With A Fistful of Shells, Toby Green transforms our view of West and West-Central Africa by reconstructing the world of these kingdoms, which revolved around trade, diplomacy, complex religious beliefs, and the production of art. Green shows how the slave trade led to economic disparities that caused African kingdoms to lose relative political and economic power. The concentration of money in the hands of Atlantic elites in and outside these kingdoms brought about a revolutionary nineteenth century in Africa, parallel to the upheavals then taking place in Europe and America. Yet political fragmentation following the fall of African aristocracies produced radically different results as European colonization took hold.

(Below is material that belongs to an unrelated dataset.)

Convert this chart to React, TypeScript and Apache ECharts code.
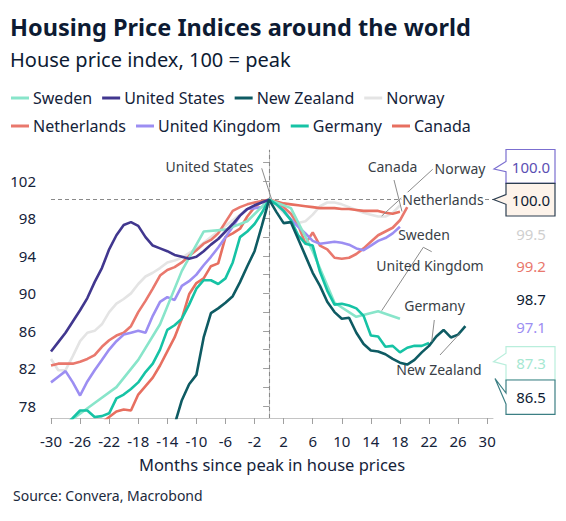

Drawing not just on written histories, but on archival research in nine countries, art, oral history, archaeology, and letters, Green lays bare the transformations that have shaped world politics and the global economy since the fifteenth century and paints a new and masterful portrait of West Africa, past and present.
PUBLISHERS WEEKLY
Historian Green (The Rise of the Transatlantic Slave Trade in Western Africa, 1300-1589) won't disappoint scholarly readers with his dense latest. Covering five centuries, this meticulously researched book, based on archival research in nine countries, lays out a comprehensive overview of the economic history of West Africa and West-Central Africa before and after the slave trade. Green enumerates the ways in which Africa had formed global economic and political connections long before the arrival of Europeans, trading gold, cloth, pearls, and other commodities. Gradually, these were replaced by trade in captives, so that by 1750, "almost every area in West and West-Central Africa was affected by trans-Atlantic and/or trans-Saharan slave trades." Green links the slave trade to the militarization of African states, the growing inequalities between African ruling classes and their populations, and 19th-century revolts against these established authorities "as people sloughed off the aristocracies that had emerged to prey on them in the preceding centuries." This valuable history, while written in an accessible style, covers so much historical and theoretical ground that it will be probably be appreciated more by Africanists than a general readership.